:: Brief ::
Copy from the first line below down to and including the line with "80, 90, 100];". Skip the pictures.

:: Stored data ::
** start **

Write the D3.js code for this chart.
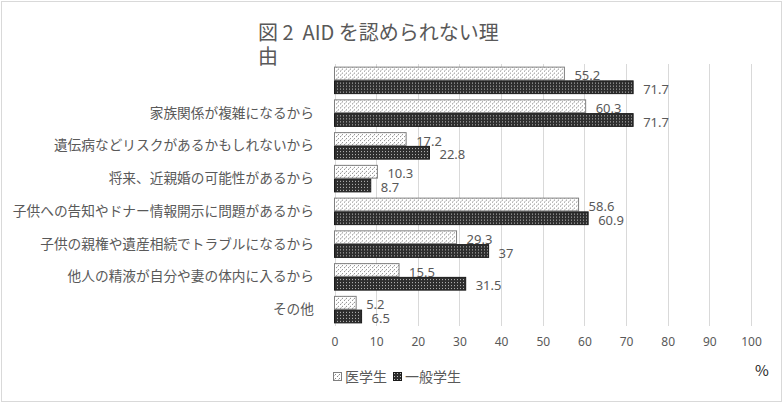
<!DOCTYPE html>
<html>
<head>
<meta charset="utf-8">
<script src="https://cdn.jsdelivr.net/npm/d3@7"></script>
<style>
  body { margin: 0; background: #fff; }
  text { font-family: "Noto Sans CJK JP", "Noto Sans", sans-serif; fill: #595959; }
</style>
</head>
<body>
<div id="chart"></div>
<script>
var categories = ["", "家族関係が複雑になるから", "遺伝病などリスクがあるかもしれないから", "将来、近親婚の可能性があるから",
  "子供への告知やドナー情報開示に問題があるから", "子供の親権や遺産相続でトラブルになるから",
  "他人の精液が自分や妻の体内に入るから", "その他"];
var seriesNames = ["医学生", "一般学生"];
var medicalValues = [55.2, 60.3, 17.2, 10.3, 58.6, 29.3, 15.5, 5.2];
var generalValues = [71.7, 71.7, 22.8, 8.7, 60.9, 37, 31.5, 6.5];
var xTicks = [0, 10, 20, 30, 40, 50, 60, 70, 80, 90, 100];

var width = 784, height = 404;
var svg = d3.select("#chart").append("svg")
            .attr("width", width)
            .attr("height", height);

var defs = svg.append("defs");
var light = defs.append("pattern").attr("id", "pat-light")
                .attr("width", 4).attr("height", 4).attr("patternUnits", "userSpaceOnUse");
light.append("rect").attr("width", 4).attr("height", 4).attr("fill", "#ffffff");
light.append("rect").attr("x", 0).attr("y", 0).attr("width", 1).attr("height", 1).attr("fill", "#8a8a8a");
light.append("rect").attr("x", 2).attr("y", 2).attr("width", 1).attr("height", 1).attr("fill", "#8a8a8a");
light.append("rect").attr("x", 1).attr("y", 3).attr("width", 1).attr("height", 1).attr("fill", "#c8c8c8");

var dark = defs.append("pattern").attr("id", "pat-dark")
               .attr("width", 3).attr("height", 3).attr("patternUnits", "userSpaceOnUse");
dark.append("rect").attr("width", 3).attr("height", 3).attr("fill", "#2e2e2e");
dark.append("rect").attr("x", 1).attr("y", 1).attr("width", 1).attr("height", 1).attr("fill", "#bdbdbd");

var fills = ["url(#pat-light)", "url(#pat-dark)"];
var strokes = ["#7f7f7f", "#1a1a1a"];

// outer frame
svg.append("rect")
   .attr("x", 1.5).attr("y", 1.5)
   .attr("width", width - 4).attr("height", height - 4)
   .attr("fill", "none").attr("stroke", "#d9d9d9");

var x = d3.scaleLinear().domain([0, 100]).range([334.5, 751]);
var y = d3.scaleBand().domain(categories).range([64, 326]).paddingInner(0.16).paddingOuter(0.08);
var y1 = d3.scaleBand().domain(seriesNames).range([0, y.bandwidth()]);

// grid
svg.append("g").selectAll("line")
   .data(xTicks)
   .enter().append("line")
   .attr("x1", function (d) { return Math.round(x(d)) + 0.5; })
   .attr("x2", function (d) { return Math.round(x(d)) + 0.5; })
   .attr("y1", 64).attr("y2", 326)
   .style("stroke", "#d9d9d9").style("stroke-width", 1);

var xAxis = svg.append("g")
               .attr("transform", "translate(0,326)")
               .call(d3.axisBottom(x).tickValues(xTicks).tickSize(0).tickPadding(11));
xAxis.select(".domain").remove();
xAxis.selectAll("text").style("font-size", "12px").style("fill", "#595959")
     .style("font-family", "'Noto Sans', sans-serif");

var yAxis = svg.append("g")
               .attr("transform", "translate(314,0)")
               .call(d3.axisLeft(y).tickSize(0).tickPadding(0));
yAxis.select(".domain").remove();
yAxis.selectAll("text").style("font-size", "13.7px").style("fill", "#595959")
     .style("font-family", "'Noto Sans CJK JP', sans-serif");

var rows = categories.map(function (c, i) {
  return { cat: c, vals: [medicalValues[i], generalValues[i]] };
});

var groups = svg.selectAll("g.row")
                .data(rows)
                .enter().append("g")
                .attr("class", "row")
                .attr("transform", function (d) { return "translate(0," + y(d.cat) + ")"; });

var bars = groups.selectAll("rect")
                 .data(function (d) { return d.vals.map(function (v, i) { return { s: i, v: v }; }); })
                 .enter().append("rect")
                 .attr("x", x(0))
                 .attr("y", function (d) { return y1(seriesNames[d.s]) + 0.5; })
                 .attr("width", function (d) { return x(d.v) - x(0); })
                 .attr("height", y1.bandwidth() - 1)
                 .style("fill", function (d) { return fills[d.s]; })
                 .style("stroke", function (d) { return strokes[d.s]; })
                 .style("stroke-width", 1);

groups.selectAll("text.val")
      .data(function (d) { return d.vals.map(function (v, i) { return { s: i, v: v }; }); })
      .enter().append("text")
      .attr("class", "val")
      .attr("x", function (d) { return x(d.v) + 10; })
      .attr("y", function (d) { return y1(seriesNames[d.s]) + y1.bandwidth() / 2 + 2; })
      .attr("dy", "0.35em")
      .style("font-size", "13px")
      .style("font-family", "'Noto Sans', sans-serif")
      .text(function (d) { return d.v; });

// title, wrapped like the original
var title = svg.append("text")
               .attr("x", 258).attr("y", 40)
               .style("white-space", "pre")
               .style("font-size", "20px")
               .style("fill", "#595959");
title.append("tspan").attr("x", 258).attr("dy", 0).text("図 2  AID を認められない理");
title.append("tspan").attr("x", 258).attr("dy", 24).text("由");

// legend
var legend = svg.selectAll("g.legend")
                .data(seriesNames)
                .enter().append("g")
                .attr("class", "legend")
                .attr("transform", function (d, i) { return "translate(" + (333 + i * 60) + ",372)"; });
legend.append("rect")
      .attr("x", 0.5).attr("y", 0.5).attr("width", 8).attr("height", 8)
      .style("fill", function (d, i) { return fills[i]; })
      .style("stroke", function (d, i) { return strokes[i]; });
legend.append("text")
      .attr("x", 12).attr("y", 5)
      .attr("dy", "0.35em")
      .style("font-size", "14px")
      .text(function (d) { return d; });

svg.append("text")
   .attr("x", 755).attr("y", 376)
   .style("font-size", "15px")
   .style("fill", "#262626")
   .text("%");
</script>
</body>
</html>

** end **

:: Result of the task ::
Write the D3.js code for this chart.
<!DOCTYPE html>
<html>
<head>
<meta charset="utf-8">
<script src="https://cdn.jsdelivr.net/npm/d3@7"></script>
<style>
  body { margin: 0; background: #fff; }
  text { font-family: "Noto Sans CJK JP", "Noto Sans", sans-serif; fill: #595959; }
</style>
</head>
<body>
<div id="chart"></div>
<script>
var categories = ["", "家族関係が複雑になるから", "遺伝病などリスクがあるかもしれないから", "将来、近親婚の可能性があるから",
  "子供への告知やドナー情報開示に問題があるから", "子供の親権や遺産相続でトラブルになるから",
  "他人の精液が自分や妻の体内に入るから", "その他"];
var seriesNames = ["医学生", "一般学生"];
var medicalValues = [55.2, 60.3, 17.2, 10.3, 58.6, 29.3, 15.5, 5.2];
var generalValues = [71.7, 71.7, 22.8, 8.7, 60.9, 37, 31.5, 6.5];
var xTicks = [0, 10, 20, 30, 40, 50, 60, 70, 80, 90, 100];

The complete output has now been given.